Sept. 13 (Bloomberg) -- China, the world's second-largest oil consuming nation, will delay purchases of the fuel for its emergency stockpile because prices soared to records, a government official said.

``I can tell you clearly, we are not going to buy now,'' Zhang Guobao, vice chairman of the National Reform and Development Commission, China's top economic planning agency, told reporters in Beijing today. The government had planned to start filling the stockpile by the end of this year.

The nation's soaring demand helped push oil prices to all- time highs this year, prompting concern that any stockpiling would bolster prices further. China wants to secure energy needs as it becomes more reliant on imports to maintain the world's fastest-growing major economy. The strategy emulates programs in the U.S., Japan and India.

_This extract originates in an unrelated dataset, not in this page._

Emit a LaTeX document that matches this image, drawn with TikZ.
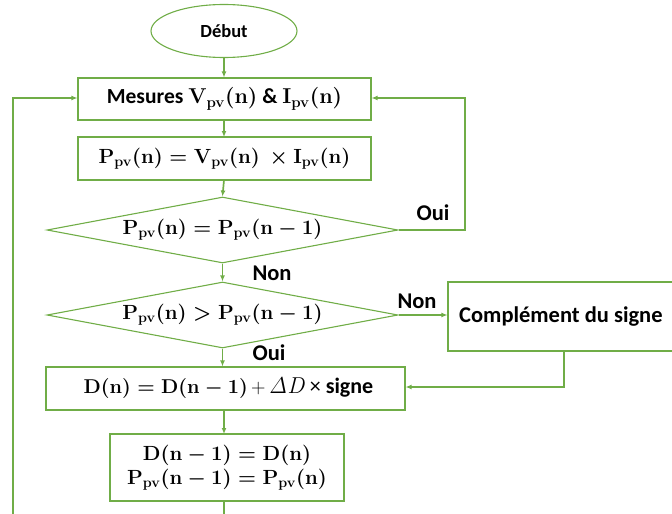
\RequirePackage{fix-cm}
\documentclass[tikz,border=0pt]{standalone}
\usepackage[no-math]{fontspec}
\setmainfont{Carlito}
\usetikzlibrary{shapes.geometric,arrows.meta}
\definecolor{gr}{RGB}{112,173,71}
\tikzset{
  box/.style={draw=gr, line width=1.1pt, rectangle, inner sep=0pt, font=\fontsize{20.5}{24}\selectfont\bfseries\boldmath},
  plainbox/.style={draw=gr, line width=1.1pt, rectangle, inner sep=0pt, font=\fontsize{20}{24}\selectfont\bfseries},
  dia/.style={draw=gr, line width=1.1pt, diamond, inner sep=0pt, shape aspect=5.32, minimum width=351pt, minimum height=66pt, font=\fontsize{20.5}{24}\selectfont\bfseries\boldmath},
  conn/.style={draw=gr, line width=1.7pt, -{Latex[length=6pt,width=5pt]}},
  line/.style={draw=gr, line width=1.7pt},
  lab/.style={font=\fontsize{22.5}{26}\selectfont\bfseries, inner sep=0pt}
}
\begin{document}
\begin{tikzpicture}[x=1pt,y=-1pt]
\useasboundingbox (0,0) rectangle (672,514);
\clip (0,0) rectangle (672,514);
\node[draw=gr, line width=1.1pt, ellipse, minimum width=146pt, minimum height=53pt, inner sep=0pt, font=\fontsize{18.5}{22}\selectfont\bfseries] (debut) at (224,31) {Début};
\node[box, minimum width=293pt, minimum height=42pt, font=\fontsize{21.5}{24}\selectfont\bfseries\boldmath] (mes) at (224.5,99) {Mesures $\mathbf{V_{pv}(n)}$ \& $\mathbf{I_{pv}(n)}$};
\node[box, minimum width=293pt, minimum height=43pt] (pcalc) at (224.5,158.5) {$\mathbf{P_{pv}(n) = V_{pv}(n)\ \times I_{pv}(n)}$};
\node[dia] (d1) at (222.5,230) {$\mathbf{P_{pv}(n) = P_{pv}(n-1)}$};
\node[dia] (d2) at (222.5,315) {$\mathbf{P_{pv}(n) > P_{pv}(n-1)}$};
\node[plainbox, minimum width=252pt, minimum height=69pt] (comp) at (574,316.5) {};
\node[lab, anchor=west] (comptext) at (459,317) {Complément du signe};
\node[plainbox, minimum width=359pt, minimum height=43pt] (dbox) at (225.5,388.5) {\hspace*{6pt}{\boldmath$\mathbf{D(n) = D(n-1)}$}\,$+$\,{\fontsize{23}{26}\selectfont$\mathit{\Delta D}$}\,{\fontsize{22}{26}\selectfont{\mdseries ×} signe}};
\node[box, minimum width=234pt, minimum height=67pt, align=center, font=\fontsize{20.5}{24}\selectfont\bfseries\boldmath] (last) at (227,467.5) {$\mathbf{D(n-1) = D(n)}$\\$\mathbf{P_{pv}(n-1) = P_{pv}(n)}$};
\node[lab] (oui1) at (433,213) {Oui};
\node[lab] (non1) at (272,273) {Non};
\node[lab] (non2) at (417,301) {Non};
\node[lab] (oui2) at (269,353) {Oui};
\coordinate (bot) at (224,520);
\coordinate (lb) at (13,520);
\coordinate (lt) at (13,98);
\coordinate (rb) at (465,230);
\coordinate (rt) at (465,98);
\coordinate (cb) at (564,351);
\coordinate (cc) at (564,387);
\draw[conn] (debut.south) -- (debut.south |- mes.north);
\draw[conn] (224,120) -- (224,137);
\draw[conn] (224,180) -- (d1.north);
\draw[conn] (d1.south) -- (d2.north);
\draw[conn] (d2.south) -- (dbox.north -| d2.south);
\draw[conn] (224,410) -- (224,434);
\draw[line] (224,501) -- (bot);
\draw[conn] (lb) -- (lt) -- (mes.west |- lt);
\draw[conn] (d1.east) -- (rb) -- (rt) -- (mes.east |- rt);
\draw[conn] (d2.east) -- (comp.west |- d2.east);
\draw[conn] (cb) -- (cc) -- (dbox.east |- cc);
\end{tikzpicture}
\end{document}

China will complete within three years an emergency reserve to meet 30 days of demand, Wang Jiming, vice president of China Petrochemical Corp., China's largest refiner, said in an interview in Beijing on Dec. 8.

``We are studying and trying to find other ways to build our oil inventory on a gradual basis,'' Zhang said. ``We have mapped out a plan to build our oil inventories and related facilities are under construction. We are yet to decide.''

Stockpile Decision

The decision whether to build a stockpile to cover 90 days of consumption or 120 days hasn't been made, Zhang said. China's oil consumption has more than doubled in a decade to an estimated 6.65 million barrels a day in 2005, according to the International Energy Agency. The proportion met by imports has risen from zero to about 44 percent.

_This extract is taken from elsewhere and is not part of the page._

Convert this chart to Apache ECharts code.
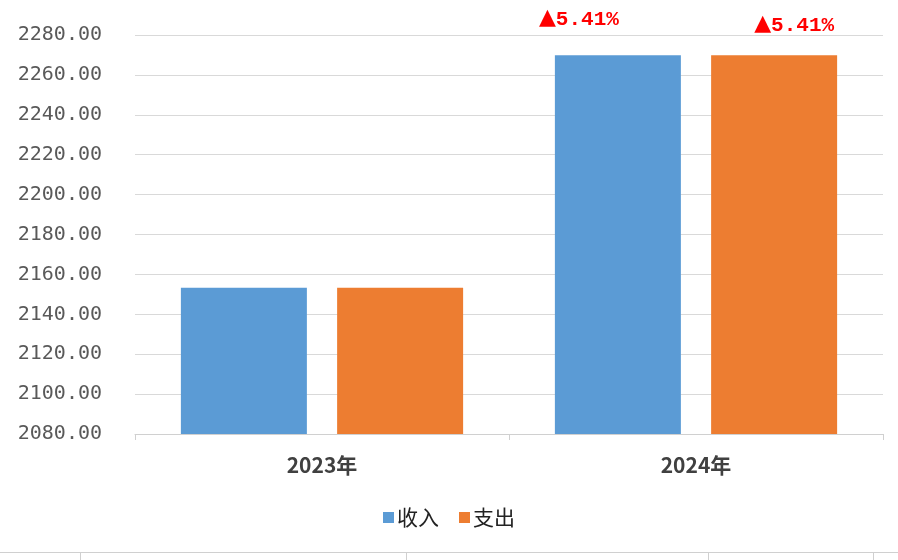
<!DOCTYPE html>
<html>
<head>
<meta charset="utf-8">
<script src="https://cdn.jsdelivr.net/npm/echarts@6/dist/echarts.min.js"></script>
<style>html,body{margin:0;padding:0;background:#fff}#c{width:898px;height:560px}</style>
</head>
<body>
<div id="c"></div>
<script>
var categories = ['2023年', '2024年'];
var seriesNames = ['收入', '支出'];
var income = [2153.3, 2269.8];
var expense = [2153.3, 2269.8];
var growthIncome = ['', '5.41%'];
var growthExpense = ['', '5.41%'];
var yMin = 2080, yMax = 2280, yStep = 20;

function buildData(values, labels, offset) {
  return values.map(function (v, i) {
    var item = { value: v };
    if (labels[i]) {
      item.label = {
        show: true, position: 'top', offset: offset,
        formatter: '{t|▲}{v|' + labels[i] + '}',
        rich: {
          t: { color: '#ff0000', fontSize: 22, fontFamily: 'DejaVu Sans', padding: [0, 0, 2, 0] },
          v: { color: '#ff0000', fontFamily: 'Liberation Mono', fontWeight: 'bold', fontSize: 21 }
        }
      };
    }
    return item;
  });
}

var chart = echarts.init(document.getElementById('c'));
chart.setOption({
  animation: false,
  backgroundColor: '#fff',
  grid: { left: 135, right: 15, top: 35, bottom: 126 },
  legend: {
    data: seriesNames, bottom: 27, left: 'center',
    itemWidth: 11, itemHeight: 11, itemGap: 20, icon: 'rect',
    textStyle: { fontSize: 21, color: '#222', fontFamily: 'Noto Sans CJK SC', padding: [0, 0, 0, -2] }
  },
  xAxis: {
    type: 'category', data: categories,
    axisLine: { lineStyle: { color: '#d0d0d0', width: 1 } },
    axisTick: { show: true, length: 6, lineStyle: { color: '#d0d0d0' } },
    axisLabel: { margin: 21, fontSize: 21, fontWeight: 'bold', color: '#404040', fontFamily: 'Noto Sans CJK SC' }
  },
  yAxis: {
    type: 'value', min: yMin, max: yMax, interval: yStep,
    axisLine: { show: false }, axisTick: { show: false },
    splitLine: { lineStyle: { color: '#d9d9d9', width: 1 } },
    axisLabel: {
      margin: 33, fontSize: 20, color: '#595959', fontFamily: 'DejaVu Sans Mono',
      formatter: function (v) { return v.toFixed(2); }
    }
  },
  series: [
    { name: seriesNames[0], type: 'bar', barWidth: 126, barGap: '24%',
      itemStyle: { color: '#5b9bd5' },
      data: buildData(income, growthIncome, [-39, -19]) },
    { name: seriesNames[1], type: 'bar', barWidth: 126,
      itemStyle: { color: '#ed7d31' },
      data: buildData(expense, growthExpense, [20, -13]) }
  ],
  graphic: [
    { type: 'line', shape: { x1: 0, y1: 552.5, x2: 898, y2: 552.5 }, style: { stroke: '#d0d0d0', lineWidth: 1 } },
    { type: 'line', shape: { x1: 80.5, y1: 552, x2: 80.5, y2: 560 }, style: { stroke: '#d0d0d0', lineWidth: 1 } },
    { type: 'line', shape: { x1: 406.5, y1: 552, x2: 406.5, y2: 560 }, style: { stroke: '#d0d0d0', lineWidth: 1 } },
    { type: 'line', shape: { x1: 708.5, y1: 552, x2: 708.5, y2: 560 }, style: { stroke: '#d0d0d0', lineWidth: 1 } },
    { type: 'line', shape: { x1: 873.5, y1: 552, x2: 873.5, y2: 560 }, style: { stroke: '#d0d0d0', lineWidth: 1 } }
  ]
});
</script>
</body>
</html>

``The basic policy for China's energy industry is to rely on domestic supply,'' Zhang said. ``China is able to maintain production of crude oil at around 180 million tons a year over the next 20 years,'' or about 3.6 million barrels a day, he said.

Oil prices have more than tripled since November 2001, adding pressure on Asian governments from India to Indonesia to reduce subsidies and price controls. Crude oil rose to a record $70.85 a barrel on the New York Mercantile Exchange on Aug. 30.

The International Energy Agency on Sept. 9 cut its estimate for 2005 world oil demand growth for a third month as record-high fuel prices curb sales in China, Thailand and other developing countries.

Global consumption growth was lowered by 250,000 barrels a day, the Paris-based IEA, an adviser to 26 oil-consuming nations, said in its monthly Oil Market Report last week. China, India and the rest of Asia accounted for 68 percent of the reduction.

Four Tanks

In China, fuel-price caps prevented refiners such as China Petroleum & Chemical Corp., a unit of China Petrochemical, from passing higher crude oil costs to customers.

In the first stage of China's emergency stockpile project, four storage tanks will be completed within three years in the coastal cities of Dalian, Qingdao, Zhenhai and Zhoushan, holding enough oil for about one month of consumption, China Petrochemical's Wang said on Dec. 8. The reserve would be expanded in stages to 90 days by 2010.

The facility in Zhenhai in China's eastern province of Zhejiang will be the first of the four sites to be completed, with capacity for 9.5 million barrels of oil by August next year for use in emergencies, Shanghai-based Merrill Lynch analyst Bin Guan said in a Nov. 30 report. It would have 16 tanks and will be expanded to 64 capable of storing 38 million barrels by the second half of 2006, he said. Nationwide emergency storage capacity may rise to 150 million barrels by 2007.